STATED EXERCISE:
Set down the material below word for word, excluding the pictures.

DATASET EXTRACT:
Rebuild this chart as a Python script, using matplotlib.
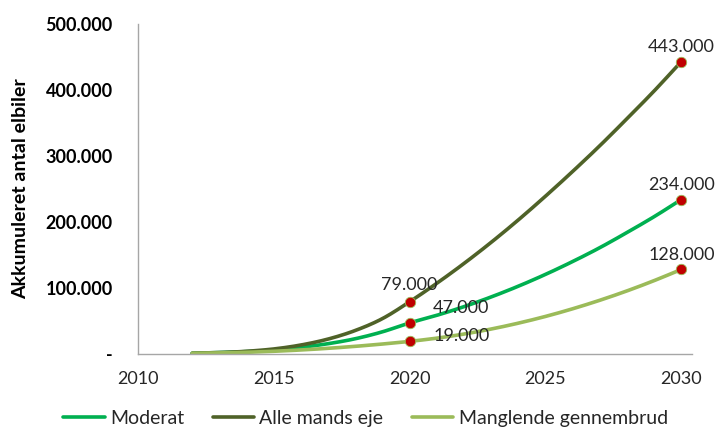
import matplotlib
matplotlib.use("Agg")
import matplotlib.pyplot as plt
import numpy as np
from matplotlib.ticker import FuncFormatter

years = list(range(2012, 2031))
moderat = [1000, 2000, 3500, 6000, 10000, 15500, 23000, 33500, 47000,
           58500, 71600, 86300, 102600, 120500, 140000, 161000, 184000, 208000, 234000]
alle = [1000, 2000, 4000, 7500, 13500, 22500, 35500, 53500, 79000,
        107000, 137000, 169000, 203000, 239000, 276500, 315500, 356500, 398500, 443000]
mangl = [1000, 1500, 2500, 4000, 6000, 8500, 11500, 15000, 19000,
         23900, 30100, 37700, 46600, 56800, 68400, 81300, 95500, 111100, 128000]
series_names = ["Moderat", "Alle mands eje", "Manglende gennembrud"]
colors = ["#00B050", "#4F6228", "#9BBB59"]
xticks = [2010, 2015, 2020, 2025, 2030]
yticks = [0, 100000, 200000, 300000, 400000, 500000]

plt.rcParams['font.family'] = ['Lato', 'DejaVu Sans']


def smooth(x, y, n=20):
    """Catmull-Rom spline through the data points (like Excel's smoothed line)."""
    x = np.asarray(x, float)
    y = np.asarray(y, float)
    px = np.concatenate([[2 * x[0] - x[1]], x, [2 * x[-1] - x[-2]]])
    py = np.concatenate([[2 * y[0] - y[1]], y, [2 * y[-1] - y[-2]]])
    xs, ys = [], []
    t = np.linspace(0, 1, n, endpoint=False)
    for i in range(1, len(px) - 2):
        for arr, out in ((px, xs), (py, ys)):
            p0, p1, p2, p3 = arr[i - 1], arr[i], arr[i + 1], arr[i + 2]
            out.extend(0.5 * ((2 * p1) + (-p0 + p2) * t +
                              (2 * p0 - 5 * p1 + 4 * p2 - p3) * t ** 2 +
                              (-p0 + 3 * p1 - 3 * p2 + p3) * t ** 3))
    xs.append(x[-1])
    ys.append(y[-1])
    return np.array(xs), np.array(ys)


fig = plt.figure(figsize=(7.18, 4.29), dpi=100)
ax = fig.add_axes([0.192, 0.175, 0.772, 0.769])

for vals, name, c in zip([moderat, alle, mangl], series_names, colors):
    sx, sy = smooth(years, vals)
    ax.plot(sx, sy, color=c, lw=2.6, label=name, solid_capstyle='round')

marks = [
    (2020, alle[years.index(2020)], (0, 6), 'center', 'bottom'),
    (2020, moderat[years.index(2020)], (17, 11), 'left', 'center'),
    (2020, mangl[years.index(2020)], (17, 4), 'left', 'center'),
    (2030, alle[-1], (0, 5), 'center', 'bottom'),
    (2030, moderat[-1], (0, 5), 'center', 'bottom'),
    (2030, mangl[-1], (0, 5), 'center', 'bottom'),
]
for x, y, off, ha, va in marks:
    txt = f"{int(y):,}".replace(",", ".")
    ax.plot([x], [y], 'o', color="#C00000", markersize=7.5,
            markeredgecolor="#9BBB59", markeredgewidth=0.6, zorder=5)
    ax.annotate(txt, (x, y), xytext=off, textcoords='offset points',
                ha=ha, va=va, fontsize=13, color='#262626')

ax.set_xlim(2010, 2030.4)
ax.set_ylim(0, 500000)
ax.set_xticks(xticks)
ax.set_yticks(yticks)
ax.yaxis.set_major_formatter(FuncFormatter(
    lambda v, p: "-" if v == 0 else f"{int(v):,}".replace(",", ".")))
ax.tick_params(axis='both', length=0)
ax.tick_params(axis='x', pad=12, labelsize=13, labelcolor='#262626')
ax.tick_params(axis='y', pad=18, labelsize=13)
for lab in ax.get_yticklabels():
    lab.set_fontweight('bold')
ax.set_ylabel("Akkumuleret antal elbiler", fontsize=14, fontweight='bold', labelpad=12)

for s in ['top', 'right']:
    ax.spines[s].set_visible(False)
for s in ['left', 'bottom']:
    ax.spines[s].set_color('#A6A6A6')
    ax.spines[s].set_linewidth(1)

fig.legend(loc='lower left', bbox_to_anchor=(0.064, -0.035), ncol=3, frameon=False,
           fontsize=14, handlelength=2.15, handletextpad=0.26, columnspacing=1.45,
           labelcolor='#262626')

fig.savefig("out.png", dpi=100)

RESULT OF THE TASK:
Rebuild this chart as a Python script, using matplotlib.
import matplotlib
matplotlib.use("Agg")
import matplotlib.pyplot as plt
import numpy as np
from matplotlib.ticker import FuncFormatter

years = list(range(2012, 2031))
moderat = [1000, 2000, 3500, 6000, 10000, 15500, 23000, 33500, 47000,
           58500, 71600, 86300, 102600, 120500, 140000, 161000, 184000, 208000, 234000]
alle = [1000, 2000, 4000, 7500, 13500, 22500, 35500, 53500, 79000,
        107000, 137000, 169000, 203000, 239000, 276500, 315500, 356500, 398500, 443000]
mangl = [1000, 1500, 2500, 4000, 6000, 8500, 11500, 15000, 19000,
         23900, 30100, 37700, 46600, 56800, 68400, 81300, 95500, 111100, 128000]
series_names = ["Moderat", "Alle mands eje", "Manglende gennembrud"]
colors = ["#00B050", "#4F6228", "#9BBB59"]
xticks = [2010, 2015, 2020, 2025, 2030]
yticks = [0, 100000, 200000, 300000, 400000, 500000]

plt.rcParams['font.family'] = ['Lato', 'DejaVu Sans']


def smooth(x, y, n=20):
    """Catmull-Rom spline through the data points (like Excel's smoothed line)."""
    x = np.asarray(x, float)
    y = np.asarray(y, float)
    px = np.concatenate([[2 * x[0] - x[1]], x, [2 * x[-1] - x[-2]]])
    py = np.concatenate([[2 * y[0] - y[1]], y, [2 * y[-1] - y[-2]]])
    xs, ys = [], []
    t = np.linspace(0, 1, n, endpoint=False)
    for i in range(1, len(px) - 2):
        for arr, out in ((px, xs), (py, ys)):
            p0, p1, p2, p3 = arr[i - 1], arr[i], arr[i + 1], arr[i + 2]
            out.extend(0.5 * ((2 * p1) + (-p0 + p2) * t +
                              (2 * p0 - 5 * p1 + 4 * p2 - p3) * t ** 2 +
                              (-p0 + 3 * p1 - 3 * p2 + p3) * t ** 3))
    xs.append(x[-1])
    ys.append(y[-1])
    return np.array(xs), np.array(ys)


fig = plt.figure(figsize=(7.18, 4.29), dpi=100)
ax = fig.add_axes([0.192, 0.175, 0.772, 0.769])

for vals, name, c in zip([moderat, alle, mangl], series_names, colors):
    sx, sy = smooth(years, vals)
    ax.plot(sx, sy, color=c, lw=2.6, label=name, solid_capstyle='round')

marks = [
    (2020, alle[years.index(2020)], (0, 6), 'center', 'bottom'),
    (2020, moderat[years.index(2020)], (17, 11), 'left', 'center'),
    (2020, mangl[years.index(2020)], (17, 4), 'left', 'center'),
    (2030, alle[-1], (0, 5), 'center', 'bottom'),
    (2030, moderat[-1], (0, 5), 'center', 'bottom'),
    (2030, mangl[-1], (0, 5), 'center', 'bottom'),
]
for x, y, off, ha, va in marks:
    txt = f"{int(y):,}".replace(",", ".")
    ax.plot([x], [y], 'o', color="#C00000", markersize=7.5,
            markeredgecolor="#9BBB59", markeredgewidth=0.6, zorder=5)
    ax.annotate(txt, (x, y), xytext=off, textcoords='offset points',
                ha=ha, va=va, fontsize=13, color='#262626')

ax.set_xlim(2010, 2030.4)
ax.set_ylim(0, 500000)
ax.set_xticks(xticks)
ax.set_yticks(yticks)
ax.yaxis.set_major_formatter(FuncFormatter(
    lambda v, p: "-" if v == 0 else f"{int(v):,}".replace(",", ".")))
ax.tick_params(axis='both', length=0)
ax.tick_params(axis='x', pad=12, labelsize=13, labelcolor='#262626')
ax.tick_params(axis='y', pad=18, labelsize=13)
for lab in ax.get_yticklabels():
    lab.set_fontweight('bold')
ax.set_ylabel("Akkumuleret antal elbiler", fontsize=14, fontweight='bold', labelpad=12)

for s in ['top', 'right']:
    ax.spines[s].set_visible(False)
for s in ['left', 'bottom']:
    ax.spines[s].set_color('#A6A6A6')
    ax.spines[s].set_linewidth(1)

fig.legend(loc='lower left', bbox_to_anchor=(0.064, -0.035), ncol=3, frameon=False,
           fontsize=14, handlelength=2.15, handletextpad=0.26, columnspacing=1.45,
           labelcolor='#262626')

fig.savefig("out.png", dpi=100)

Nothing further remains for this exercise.